C. Functional Testing
Step 1: Dead head One Pump.
The intent of this test is to establish a baseline pump pressure. Close off the system using either manual isolation or balance valves at the inlet or bypass of all three way valves. When using a balance valve, mark its initial position so that it may be reset after the test.
Verify and Document
Isolate one circulation pump and ensure all chillers (or boilers) are off. Close the isolation valve at the pumps discharge. Turn the pump on for no more than 5 minutes. Measure and note the pressure across the pump at this “dead head” condition. When the system is piped primary/secondary make sure there is a secondary pump. At the end of the measurement, turn off the pump and re-open the discharge valve.
Step 2: Close control valves.
The intent of this test is to ensure that all two-way valves and actuators can modulate fully closed. With the chillers (or boilers) off, start the same pump used in Step 1 and drive all HX or coil control valves closed. There are a variety of ways to close the control valves; examples of which include: resetting control setpoints so that valves respond accordingly; commanding the valves directly using the DDC control system (i.e., building automation system); or applying a fixed amount of air pressure to an actuator or valve in the case of a pneumatic control system. Again, ensure the pump operates for no more than 5 minutes in this dead head condition.
Verify and Document
Ensure each control valve closes completely under normal operating pressure.
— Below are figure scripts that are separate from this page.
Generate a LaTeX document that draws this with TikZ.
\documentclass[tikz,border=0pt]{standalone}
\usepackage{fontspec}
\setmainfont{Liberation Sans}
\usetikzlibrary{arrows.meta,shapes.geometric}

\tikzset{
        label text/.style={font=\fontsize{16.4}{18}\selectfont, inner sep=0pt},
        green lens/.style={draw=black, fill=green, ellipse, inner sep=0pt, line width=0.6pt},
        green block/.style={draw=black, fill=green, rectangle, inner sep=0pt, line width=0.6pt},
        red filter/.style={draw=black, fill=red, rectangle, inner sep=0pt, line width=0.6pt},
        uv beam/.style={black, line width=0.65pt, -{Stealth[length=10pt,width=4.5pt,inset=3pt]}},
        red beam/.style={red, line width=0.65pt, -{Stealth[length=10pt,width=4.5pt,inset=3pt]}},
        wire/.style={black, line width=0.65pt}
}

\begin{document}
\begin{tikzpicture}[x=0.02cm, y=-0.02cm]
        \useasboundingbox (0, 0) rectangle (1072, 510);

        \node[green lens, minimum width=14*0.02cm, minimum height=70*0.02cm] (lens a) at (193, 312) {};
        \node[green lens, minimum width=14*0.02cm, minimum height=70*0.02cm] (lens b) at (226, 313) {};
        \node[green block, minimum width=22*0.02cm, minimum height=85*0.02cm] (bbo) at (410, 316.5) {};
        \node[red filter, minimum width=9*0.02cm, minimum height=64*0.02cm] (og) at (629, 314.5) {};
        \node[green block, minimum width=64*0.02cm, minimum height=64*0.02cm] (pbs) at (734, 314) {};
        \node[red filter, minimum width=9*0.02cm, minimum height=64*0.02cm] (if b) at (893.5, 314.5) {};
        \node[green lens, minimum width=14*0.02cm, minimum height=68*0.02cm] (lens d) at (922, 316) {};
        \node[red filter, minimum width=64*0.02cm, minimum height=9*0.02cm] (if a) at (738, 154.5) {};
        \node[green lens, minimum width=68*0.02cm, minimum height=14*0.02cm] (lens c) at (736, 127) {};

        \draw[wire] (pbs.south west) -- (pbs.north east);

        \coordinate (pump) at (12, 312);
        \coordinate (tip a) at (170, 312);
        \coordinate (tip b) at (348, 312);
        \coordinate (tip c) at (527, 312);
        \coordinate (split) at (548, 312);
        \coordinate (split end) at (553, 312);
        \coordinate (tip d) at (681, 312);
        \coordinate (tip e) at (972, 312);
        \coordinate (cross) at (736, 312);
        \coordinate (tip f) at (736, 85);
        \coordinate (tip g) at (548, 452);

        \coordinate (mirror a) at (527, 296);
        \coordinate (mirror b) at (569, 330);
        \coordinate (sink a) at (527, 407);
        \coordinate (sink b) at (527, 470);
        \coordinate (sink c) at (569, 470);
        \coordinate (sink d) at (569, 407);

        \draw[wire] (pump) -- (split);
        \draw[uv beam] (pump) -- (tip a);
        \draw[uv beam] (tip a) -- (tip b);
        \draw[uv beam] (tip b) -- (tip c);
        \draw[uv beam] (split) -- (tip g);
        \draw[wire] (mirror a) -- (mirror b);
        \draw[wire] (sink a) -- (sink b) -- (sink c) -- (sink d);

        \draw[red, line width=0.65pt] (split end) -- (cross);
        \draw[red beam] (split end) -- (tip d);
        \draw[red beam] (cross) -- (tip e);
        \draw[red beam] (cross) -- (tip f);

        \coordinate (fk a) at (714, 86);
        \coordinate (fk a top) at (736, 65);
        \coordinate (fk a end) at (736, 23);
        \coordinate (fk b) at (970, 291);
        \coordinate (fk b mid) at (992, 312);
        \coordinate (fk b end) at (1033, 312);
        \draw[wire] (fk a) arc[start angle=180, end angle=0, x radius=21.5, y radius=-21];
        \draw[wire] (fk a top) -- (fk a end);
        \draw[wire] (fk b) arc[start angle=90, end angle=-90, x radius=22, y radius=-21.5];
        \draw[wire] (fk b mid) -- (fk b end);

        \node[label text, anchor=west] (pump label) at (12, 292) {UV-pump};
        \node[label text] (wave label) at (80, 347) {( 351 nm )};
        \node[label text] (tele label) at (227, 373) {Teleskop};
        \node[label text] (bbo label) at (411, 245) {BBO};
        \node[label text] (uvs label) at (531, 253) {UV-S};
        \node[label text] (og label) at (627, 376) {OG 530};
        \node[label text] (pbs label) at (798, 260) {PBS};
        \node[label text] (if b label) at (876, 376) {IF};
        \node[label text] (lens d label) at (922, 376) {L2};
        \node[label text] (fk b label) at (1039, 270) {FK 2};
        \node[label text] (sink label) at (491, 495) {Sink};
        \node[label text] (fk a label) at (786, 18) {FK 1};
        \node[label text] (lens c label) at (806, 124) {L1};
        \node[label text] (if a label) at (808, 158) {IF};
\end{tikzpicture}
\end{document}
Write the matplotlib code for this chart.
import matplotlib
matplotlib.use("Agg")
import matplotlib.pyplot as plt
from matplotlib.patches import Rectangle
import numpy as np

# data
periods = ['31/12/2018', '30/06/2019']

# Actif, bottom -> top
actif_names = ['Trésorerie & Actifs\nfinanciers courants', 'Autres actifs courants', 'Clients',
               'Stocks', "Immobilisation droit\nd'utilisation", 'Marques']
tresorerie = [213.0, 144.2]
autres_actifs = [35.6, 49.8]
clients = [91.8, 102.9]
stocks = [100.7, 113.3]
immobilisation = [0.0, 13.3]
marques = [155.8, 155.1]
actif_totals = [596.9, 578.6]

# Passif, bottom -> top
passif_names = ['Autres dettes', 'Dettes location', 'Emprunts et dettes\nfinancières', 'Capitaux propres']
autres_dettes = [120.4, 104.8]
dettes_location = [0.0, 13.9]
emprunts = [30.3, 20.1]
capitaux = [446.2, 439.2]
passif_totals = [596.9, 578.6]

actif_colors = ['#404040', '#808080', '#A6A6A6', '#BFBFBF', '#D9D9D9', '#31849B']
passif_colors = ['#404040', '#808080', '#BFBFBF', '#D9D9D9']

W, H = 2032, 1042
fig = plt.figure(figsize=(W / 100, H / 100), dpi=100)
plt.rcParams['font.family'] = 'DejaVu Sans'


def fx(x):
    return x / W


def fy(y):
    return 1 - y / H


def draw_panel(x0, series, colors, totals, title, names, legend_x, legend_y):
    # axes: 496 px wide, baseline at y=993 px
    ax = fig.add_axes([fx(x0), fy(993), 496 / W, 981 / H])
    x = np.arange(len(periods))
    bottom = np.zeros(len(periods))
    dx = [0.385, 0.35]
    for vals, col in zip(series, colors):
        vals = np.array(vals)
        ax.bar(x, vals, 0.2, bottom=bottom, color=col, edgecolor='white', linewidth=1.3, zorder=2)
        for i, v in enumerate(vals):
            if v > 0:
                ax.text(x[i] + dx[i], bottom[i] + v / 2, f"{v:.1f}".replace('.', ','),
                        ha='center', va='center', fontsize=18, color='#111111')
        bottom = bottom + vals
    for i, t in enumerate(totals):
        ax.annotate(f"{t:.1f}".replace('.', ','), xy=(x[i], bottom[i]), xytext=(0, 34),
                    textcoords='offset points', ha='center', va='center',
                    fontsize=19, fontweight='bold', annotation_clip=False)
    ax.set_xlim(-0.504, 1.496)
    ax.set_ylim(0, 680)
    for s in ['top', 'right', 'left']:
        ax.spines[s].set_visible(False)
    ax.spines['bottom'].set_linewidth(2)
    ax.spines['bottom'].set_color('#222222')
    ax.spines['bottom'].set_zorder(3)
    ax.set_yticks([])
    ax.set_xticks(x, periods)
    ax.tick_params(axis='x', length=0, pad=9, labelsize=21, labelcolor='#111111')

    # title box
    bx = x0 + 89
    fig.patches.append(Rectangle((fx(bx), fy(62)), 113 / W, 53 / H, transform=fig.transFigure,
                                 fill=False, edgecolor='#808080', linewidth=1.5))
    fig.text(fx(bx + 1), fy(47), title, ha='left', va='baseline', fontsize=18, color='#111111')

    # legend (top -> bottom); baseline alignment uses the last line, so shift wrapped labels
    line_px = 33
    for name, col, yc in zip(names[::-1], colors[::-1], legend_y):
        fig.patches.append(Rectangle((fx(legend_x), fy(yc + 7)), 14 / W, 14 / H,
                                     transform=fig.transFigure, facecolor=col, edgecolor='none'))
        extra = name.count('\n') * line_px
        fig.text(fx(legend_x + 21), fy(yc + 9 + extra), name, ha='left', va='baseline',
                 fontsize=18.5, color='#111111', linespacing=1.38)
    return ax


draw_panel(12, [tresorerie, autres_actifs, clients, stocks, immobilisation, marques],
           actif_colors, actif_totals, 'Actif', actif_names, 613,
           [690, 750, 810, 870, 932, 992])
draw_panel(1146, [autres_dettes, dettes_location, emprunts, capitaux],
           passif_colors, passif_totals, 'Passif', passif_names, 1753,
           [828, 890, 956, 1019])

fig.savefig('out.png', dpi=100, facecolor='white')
The intent is to confirm the actuator-valve torque requirements are adequate to shut the valve under normal operating system pressure. Verify complete closure by measuring the pressure across the operating pump. If the pressure is more than 5 percent less than the previous test, then one or more valves have not fully closed. Fix any leaks and retest.
Step 3: Return system back to normal operating condition.
Ensure all schedules, setpoints, isolation and balance valves, operating conditions, and control parameters are returned to their initial conditions.